Task prompt ▸
Leave out the pictures and reproduce all of the data exactly.

***

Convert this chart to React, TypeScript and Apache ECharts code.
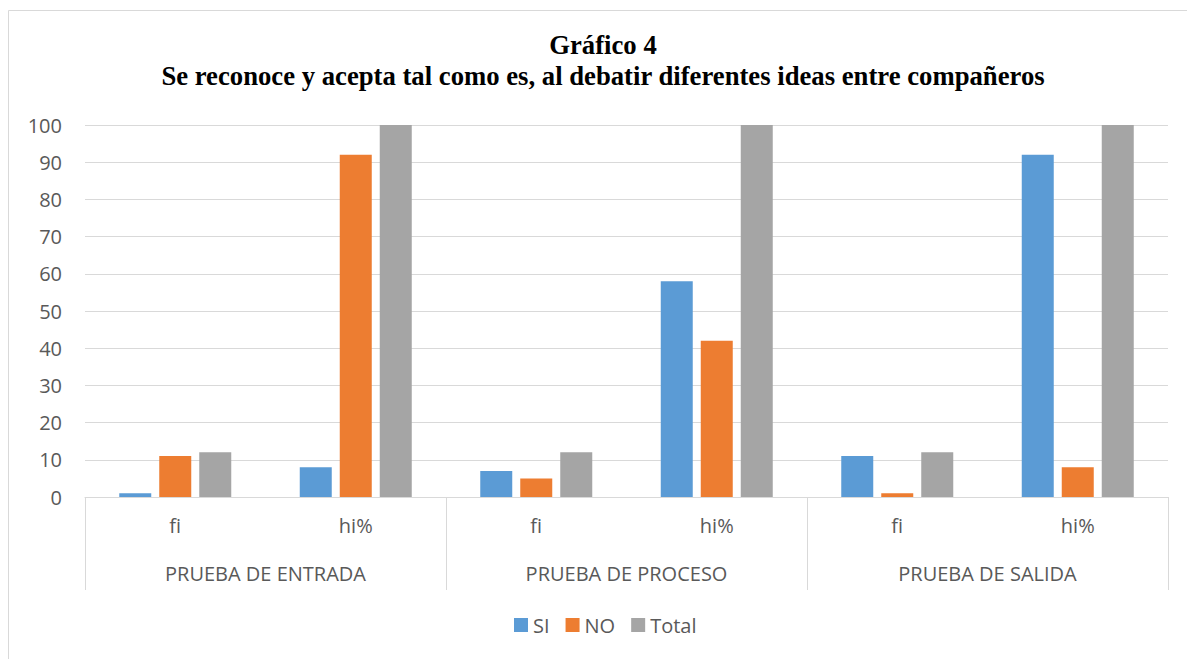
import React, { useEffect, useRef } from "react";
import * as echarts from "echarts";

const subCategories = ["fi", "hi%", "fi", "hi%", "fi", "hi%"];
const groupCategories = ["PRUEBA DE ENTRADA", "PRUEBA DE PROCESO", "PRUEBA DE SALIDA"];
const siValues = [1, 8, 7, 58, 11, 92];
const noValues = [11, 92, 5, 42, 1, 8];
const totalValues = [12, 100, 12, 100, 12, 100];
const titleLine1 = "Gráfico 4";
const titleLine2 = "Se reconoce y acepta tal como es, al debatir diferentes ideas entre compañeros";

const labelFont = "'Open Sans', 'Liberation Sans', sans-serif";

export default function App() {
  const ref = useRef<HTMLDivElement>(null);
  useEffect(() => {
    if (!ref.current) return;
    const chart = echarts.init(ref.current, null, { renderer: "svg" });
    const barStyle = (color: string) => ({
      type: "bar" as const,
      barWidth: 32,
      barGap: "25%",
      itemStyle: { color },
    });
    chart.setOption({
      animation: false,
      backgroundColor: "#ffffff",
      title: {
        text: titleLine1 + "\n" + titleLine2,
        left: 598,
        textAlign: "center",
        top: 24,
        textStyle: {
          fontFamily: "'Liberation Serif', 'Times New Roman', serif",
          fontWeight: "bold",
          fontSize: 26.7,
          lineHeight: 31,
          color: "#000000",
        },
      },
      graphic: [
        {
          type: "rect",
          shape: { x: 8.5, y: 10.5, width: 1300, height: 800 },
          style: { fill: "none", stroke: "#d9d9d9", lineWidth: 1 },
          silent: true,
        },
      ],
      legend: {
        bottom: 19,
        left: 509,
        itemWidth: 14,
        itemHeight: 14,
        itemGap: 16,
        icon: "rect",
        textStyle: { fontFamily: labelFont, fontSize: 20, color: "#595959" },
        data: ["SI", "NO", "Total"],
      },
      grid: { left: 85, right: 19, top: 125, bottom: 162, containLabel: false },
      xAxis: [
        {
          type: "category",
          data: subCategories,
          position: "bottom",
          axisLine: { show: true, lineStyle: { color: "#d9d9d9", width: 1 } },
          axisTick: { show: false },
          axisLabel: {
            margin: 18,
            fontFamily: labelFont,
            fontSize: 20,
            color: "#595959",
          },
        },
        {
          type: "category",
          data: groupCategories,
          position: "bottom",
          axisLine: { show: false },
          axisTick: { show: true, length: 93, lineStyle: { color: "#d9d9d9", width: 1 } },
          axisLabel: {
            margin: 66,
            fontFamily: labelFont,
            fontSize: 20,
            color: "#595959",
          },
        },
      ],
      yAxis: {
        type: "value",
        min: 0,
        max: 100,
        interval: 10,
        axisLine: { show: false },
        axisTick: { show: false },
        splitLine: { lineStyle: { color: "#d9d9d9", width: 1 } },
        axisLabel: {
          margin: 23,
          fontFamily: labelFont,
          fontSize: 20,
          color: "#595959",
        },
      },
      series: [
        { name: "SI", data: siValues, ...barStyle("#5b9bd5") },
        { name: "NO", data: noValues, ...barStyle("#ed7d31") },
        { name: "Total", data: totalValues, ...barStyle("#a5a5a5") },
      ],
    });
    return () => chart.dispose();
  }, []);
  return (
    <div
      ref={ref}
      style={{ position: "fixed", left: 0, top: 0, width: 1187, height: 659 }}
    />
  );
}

***

Exercise answer ▸
Convert this chart to React, TypeScript and Apache ECharts code.
import React, { useEffect, useRef } from "react";
import * as echarts from "echarts";

const subCategories = ["fi", "hi%", "fi", "hi%", "fi", "hi%"];
const groupCategories = ["PRUEBA DE ENTRADA", "PRUEBA DE PROCESO", "PRUEBA DE SALIDA"];
const siValues = [1, 8, 7, 58, 11, 92];
const noValues = [11, 92, 5, 42, 1, 8];
const totalValues = [12, 100, 12, 100, 12, 100];
const titleLine1 = "Gráfico 4";
const titleLine2 = "Se reconoce y acepta tal como es, al debatir diferentes ideas entre compañeros";

const labelFont = "'Open Sans', 'Liberation Sans', sans-serif";

export default function App() {
  const ref = useRef<HTMLDivElement>(null);
  useEffect(() => {
    if (!ref.current) return;
    const chart = echarts.init(ref.current, null, { renderer: "svg" });
    const barStyle = (color: string) => ({
      type: "bar" as const,
      barWidth: 32,
      barGap: "25%",
      itemStyle: { color },
    });
    chart.setOption({
      animation: false,
      backgroundColor: "#ffffff",
      title: {
        text: titleLine1 + "\n" + titleLine2,
        left: 598,
        textAlign: "center",
        top: 24,
        textStyle: {
          fontFamily: "'Liberation Serif', 'Times New Roman', serif",
          fontWeight: "bold",
          fontSize: 26.7,
          lineHeight: 31,
          color: "#000000",
        },
      },
      graphic: [
        {
          type: "rect",
          shape: { x: 8.5, y: 10.5, width: 1300, height: 800 },
          style: { fill: "none", stroke: "#d9d9d9", lineWidth: 1 },
          silent: true,
        },
      ],
      legend: {
        bottom: 19,
        left: 509,
        itemWidth: 14,
        itemHeight: 14,
        itemGap: 16,
        icon: "rect",
        textStyle: { fontFamily: labelFont, fontSize: 20, color: "#595959" },
        data: ["SI", "NO", "Total"],
      },
      grid: { left: 85, right: 19, top: 125, bottom: 162, containLabel: false },
      xAxis: [
        {
          type: "category",
          data: subCategories,
          position: "bottom",
          axisLine: { show: true, lineStyle: { color: "#d9d9d9", width: 1 } },
          axisTick: { show: false },
          axisLabel: {
            margin: 18,
            fontFamily: labelFont,
            fontSize: 20,
            color: "#595959",
          },
        },
        {
          type: "category",
          data: groupCategories,
          position: "bottom",
          axisLine: { show: false },
          axisTick: { show: true, length: 93, lineStyle: { color: "#d9d9d9", width: 1 } },
          axisLabel: {
            margin: 66,
            fontFamily: labelFont,
            fontSize: 20,
            color: "#595959",
          },
        },
      ],
      yAxis: {
        type: "value",
        min: 0,
        max: 100,
        interval: 10,
        axisLine: { show: false },
        axisTick: { show: false },
        splitLine: { lineStyle: { color: "#d9d9d9", width: 1 } },
        axisLabel: {
          margin: 23,
          fontFamily: labelFont,
          fontSize: 20,
          color: "#595959",
        },
      },
      series: [
        { name: "SI", data: siValues, ...barStyle("#5b9bd5") },
        { name: "NO", data: noValues, ...barStyle("#ed7d31") },
        { name: "Total", data: totalValues, ...barStyle("#a5a5a5") },
      ],
    });
    return () => chart.dispose();
  }, []);
  return (
    <div
      ref={ref}
      style={{ position: "fixed", left: 0, top: 0, width: 1187, height: 659 }}
    />
  );
}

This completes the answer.